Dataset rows
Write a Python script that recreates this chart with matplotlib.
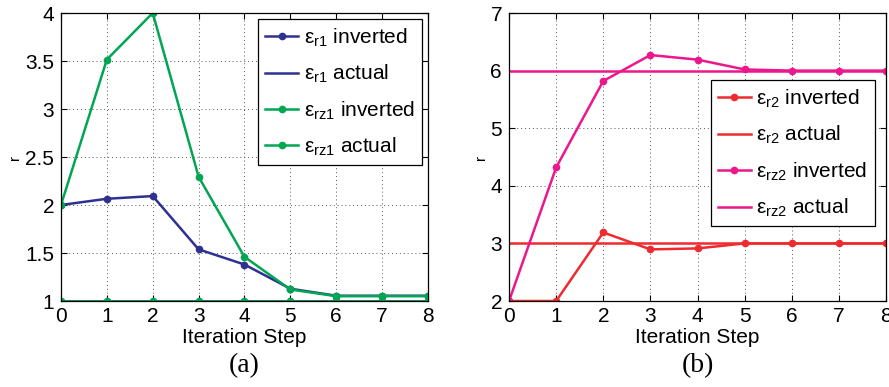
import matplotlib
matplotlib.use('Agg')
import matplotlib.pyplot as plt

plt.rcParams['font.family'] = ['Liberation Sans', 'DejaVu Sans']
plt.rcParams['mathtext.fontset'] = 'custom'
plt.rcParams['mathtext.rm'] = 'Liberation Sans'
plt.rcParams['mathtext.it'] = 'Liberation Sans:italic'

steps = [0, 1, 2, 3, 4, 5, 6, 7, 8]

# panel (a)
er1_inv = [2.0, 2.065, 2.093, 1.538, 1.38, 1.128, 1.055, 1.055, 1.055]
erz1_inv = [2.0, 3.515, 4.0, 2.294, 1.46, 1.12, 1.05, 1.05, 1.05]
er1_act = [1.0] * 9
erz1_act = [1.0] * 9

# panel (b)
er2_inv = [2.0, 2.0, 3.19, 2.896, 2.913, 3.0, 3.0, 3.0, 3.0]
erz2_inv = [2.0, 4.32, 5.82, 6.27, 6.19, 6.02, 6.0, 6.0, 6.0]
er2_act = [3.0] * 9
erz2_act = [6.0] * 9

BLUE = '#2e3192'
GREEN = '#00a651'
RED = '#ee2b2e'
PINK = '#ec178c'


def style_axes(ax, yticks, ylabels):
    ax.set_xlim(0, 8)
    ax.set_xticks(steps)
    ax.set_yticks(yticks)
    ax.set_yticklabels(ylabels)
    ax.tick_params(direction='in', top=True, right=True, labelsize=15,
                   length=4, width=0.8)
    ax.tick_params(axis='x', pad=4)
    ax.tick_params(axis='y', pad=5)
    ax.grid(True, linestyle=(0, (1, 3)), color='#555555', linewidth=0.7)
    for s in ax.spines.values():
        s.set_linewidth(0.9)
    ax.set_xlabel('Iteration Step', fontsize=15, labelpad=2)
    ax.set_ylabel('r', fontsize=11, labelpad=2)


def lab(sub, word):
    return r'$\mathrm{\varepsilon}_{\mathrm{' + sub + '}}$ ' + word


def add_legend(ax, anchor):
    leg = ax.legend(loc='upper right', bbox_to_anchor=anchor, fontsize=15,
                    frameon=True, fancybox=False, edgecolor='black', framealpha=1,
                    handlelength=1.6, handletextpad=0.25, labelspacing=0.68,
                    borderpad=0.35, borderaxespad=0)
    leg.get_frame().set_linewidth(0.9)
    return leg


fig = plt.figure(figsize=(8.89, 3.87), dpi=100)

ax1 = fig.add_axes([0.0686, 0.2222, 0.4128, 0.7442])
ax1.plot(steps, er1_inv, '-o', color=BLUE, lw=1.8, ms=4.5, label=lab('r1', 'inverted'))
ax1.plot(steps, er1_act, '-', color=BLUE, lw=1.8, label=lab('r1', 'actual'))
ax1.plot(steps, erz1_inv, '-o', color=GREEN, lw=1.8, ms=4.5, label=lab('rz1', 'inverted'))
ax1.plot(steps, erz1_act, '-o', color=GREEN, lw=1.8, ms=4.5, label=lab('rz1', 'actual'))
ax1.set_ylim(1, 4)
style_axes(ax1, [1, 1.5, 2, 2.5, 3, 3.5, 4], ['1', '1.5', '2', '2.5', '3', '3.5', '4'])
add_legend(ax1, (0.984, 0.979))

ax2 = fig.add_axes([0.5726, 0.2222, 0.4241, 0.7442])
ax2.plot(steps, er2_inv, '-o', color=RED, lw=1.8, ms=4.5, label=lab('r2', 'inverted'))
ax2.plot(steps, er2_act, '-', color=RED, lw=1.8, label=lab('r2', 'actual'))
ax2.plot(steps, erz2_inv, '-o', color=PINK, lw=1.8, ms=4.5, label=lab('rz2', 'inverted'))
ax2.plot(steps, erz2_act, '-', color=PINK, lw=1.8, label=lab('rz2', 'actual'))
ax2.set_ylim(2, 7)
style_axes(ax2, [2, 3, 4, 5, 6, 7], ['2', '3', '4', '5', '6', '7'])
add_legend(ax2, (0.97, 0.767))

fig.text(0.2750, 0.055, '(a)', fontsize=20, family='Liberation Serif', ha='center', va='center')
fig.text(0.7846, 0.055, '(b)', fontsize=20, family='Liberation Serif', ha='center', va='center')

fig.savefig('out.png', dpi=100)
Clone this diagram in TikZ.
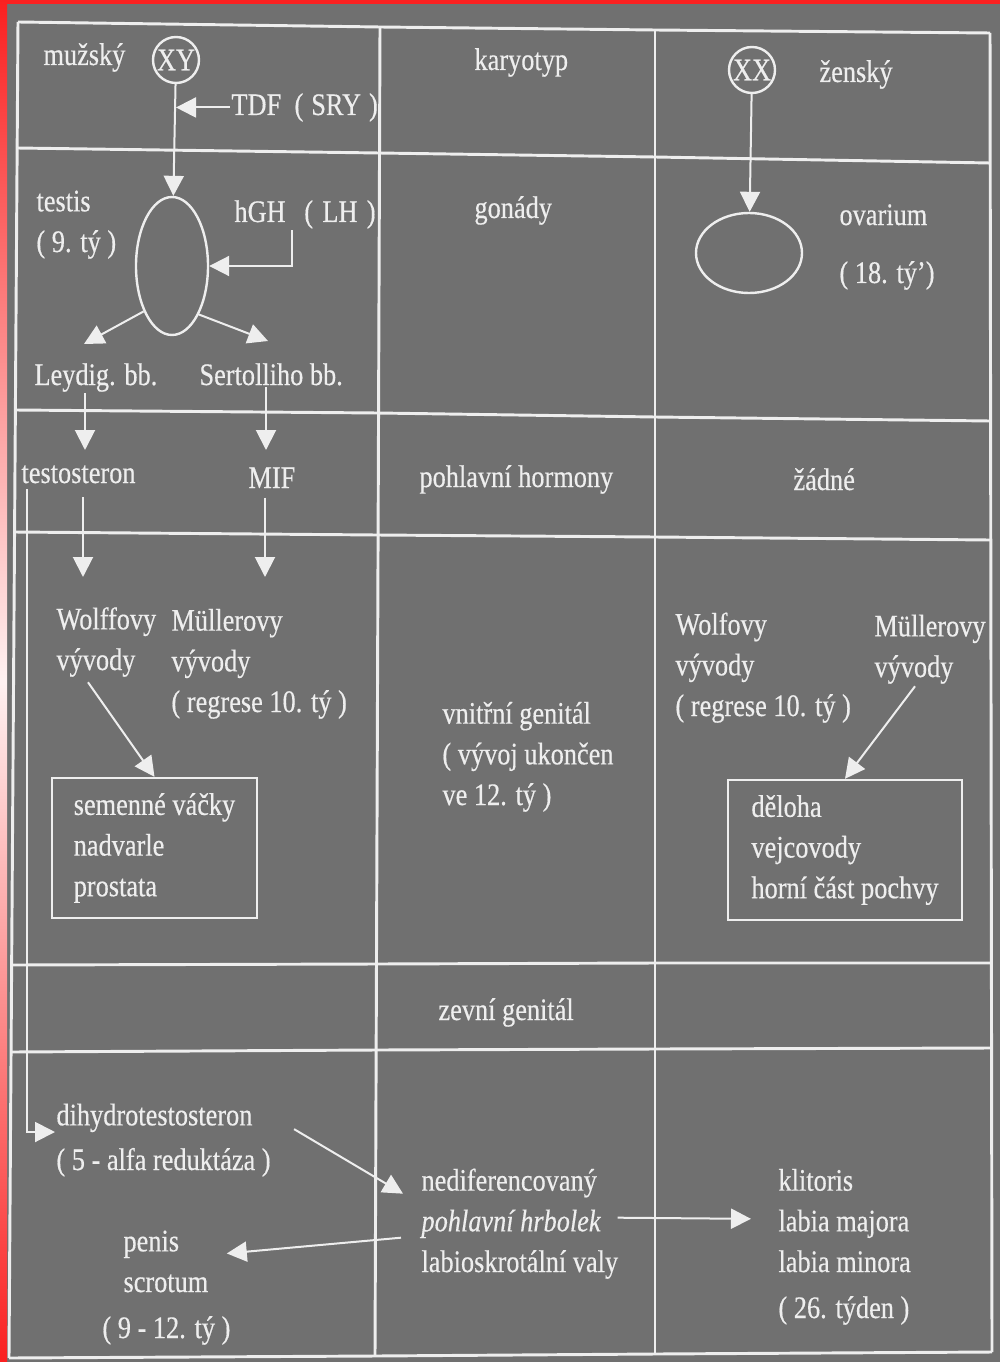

- _What the task requires_: Each record must be quoted in full and exactly. Do not include the pictures.

- _Answer to the exercise_:
Write a Python script that recreates this chart with matplotlib.
import matplotlib
matplotlib.use('Agg')
import matplotlib.pyplot as plt

plt.rcParams['font.family'] = ['Liberation Sans', 'DejaVu Sans']
plt.rcParams['mathtext.fontset'] = 'custom'
plt.rcParams['mathtext.rm'] = 'Liberation Sans'
plt.rcParams['mathtext.it'] = 'Liberation Sans:italic'

steps = [0, 1, 2, 3, 4, 5, 6, 7, 8]

# panel (a)
er1_inv = [2.0, 2.065, 2.093, 1.538, 1.38, 1.128, 1.055, 1.055, 1.055]
erz1_inv = [2.0, 3.515, 4.0, 2.294, 1.46, 1.12, 1.05, 1.05, 1.05]
er1_act = [1.0] * 9
erz1_act = [1.0] * 9

# panel (b)
er2_inv = [2.0, 2.0, 3.19, 2.896, 2.913, 3.0, 3.0, 3.0, 3.0]
erz2_inv = [2.0, 4.32, 5.82, 6.27, 6.19, 6.02, 6.0, 6.0, 6.0]
er2_act = [3.0] * 9
erz2_act = [6.0] * 9

BLUE = '#2e3192'
GREEN = '#00a651'
RED = '#ee2b2e'
PINK = '#ec178c'


def style_axes(ax, yticks, ylabels):
    ax.set_xlim(0, 8)
    ax.set_xticks(steps)
    ax.set_yticks(yticks)
    ax.set_yticklabels(ylabels)
    ax.tick_params(direction='in', top=True, right=True, labelsize=15,
                   length=4, width=0.8)
    ax.tick_params(axis='x', pad=4)
    ax.tick_params(axis='y', pad=5)
    ax.grid(True, linestyle=(0, (1, 3)), color='#555555', linewidth=0.7)
    for s in ax.spines.values():
        s.set_linewidth(0.9)
    ax.set_xlabel('Iteration Step', fontsize=15, labelpad=2)
    ax.set_ylabel('r', fontsize=11, labelpad=2)


def lab(sub, word):
    return r'$\mathrm{\varepsilon}_{\mathrm{' + sub + '}}$ ' + word


def add_legend(ax, anchor):
    leg = ax.legend(loc='upper right', bbox_to_anchor=anchor, fontsize=15,
                    frameon=True, fancybox=False, edgecolor='black', framealpha=1,
                    handlelength=1.6, handletextpad=0.25, labelspacing=0.68,
                    borderpad=0.35, borderaxespad=0)
    leg.get_frame().set_linewidth(0.9)
    return leg


fig = plt.figure(figsize=(8.89, 3.87), dpi=100)

ax1 = fig.add_axes([0.0686, 0.2222, 0.4128, 0.7442])
ax1.plot(steps, er1_inv, '-o', color=BLUE, lw=1.8, ms=4.5, label=lab('r1', 'inverted'))
ax1.plot(steps, er1_act, '-', color=BLUE, lw=1.8, label=lab('r1', 'actual'))
ax1.plot(steps, erz1_inv, '-o', color=GREEN, lw=1.8, ms=4.5, label=lab('rz1', 'inverted'))
ax1.plot(steps, erz1_act, '-o', color=GREEN, lw=1.8, ms=4.5, label=lab('rz1', 'actual'))
ax1.set_ylim(1, 4)
style_axes(ax1, [1, 1.5, 2, 2.5, 3, 3.5, 4], ['1', '1.5', '2', '2.5', '3', '3.5', '4'])
add_legend(ax1, (0.984, 0.979))

ax2 = fig.add_axes([0.5726, 0.2222, 0.4241, 0.7442])
ax2.plot(steps, er2_inv, '-o', color=RED, lw=1.8, ms=4.5, label=lab('r2', 'inverted'))
ax2.plot(steps, er2_act, '-', color=RED, lw=1.8, label=lab('r2', 'actual'))
ax2.plot(steps, erz2_inv, '-o', color=PINK, lw=1.8, ms=4.5, label=lab('rz2', 'inverted'))
ax2.plot(steps, erz2_act, '-', color=PINK, lw=1.8, label=lab('rz2', 'actual'))
ax2.set_ylim(2, 7)
style_axes(ax2, [2, 3, 4, 5, 6, 7], ['2', '3', '4', '5', '6', '7'])
add_legend(ax2, (0.97, 0.767))

fig.text(0.2750, 0.055, '(a)', fontsize=20, family='Liberation Serif', ha='center', va='center')
fig.text(0.7846, 0.055, '(b)', fontsize=20, family='Liberation Serif', ha='center', va='center')

fig.savefig('out.png', dpi=100)
Clone this diagram in TikZ.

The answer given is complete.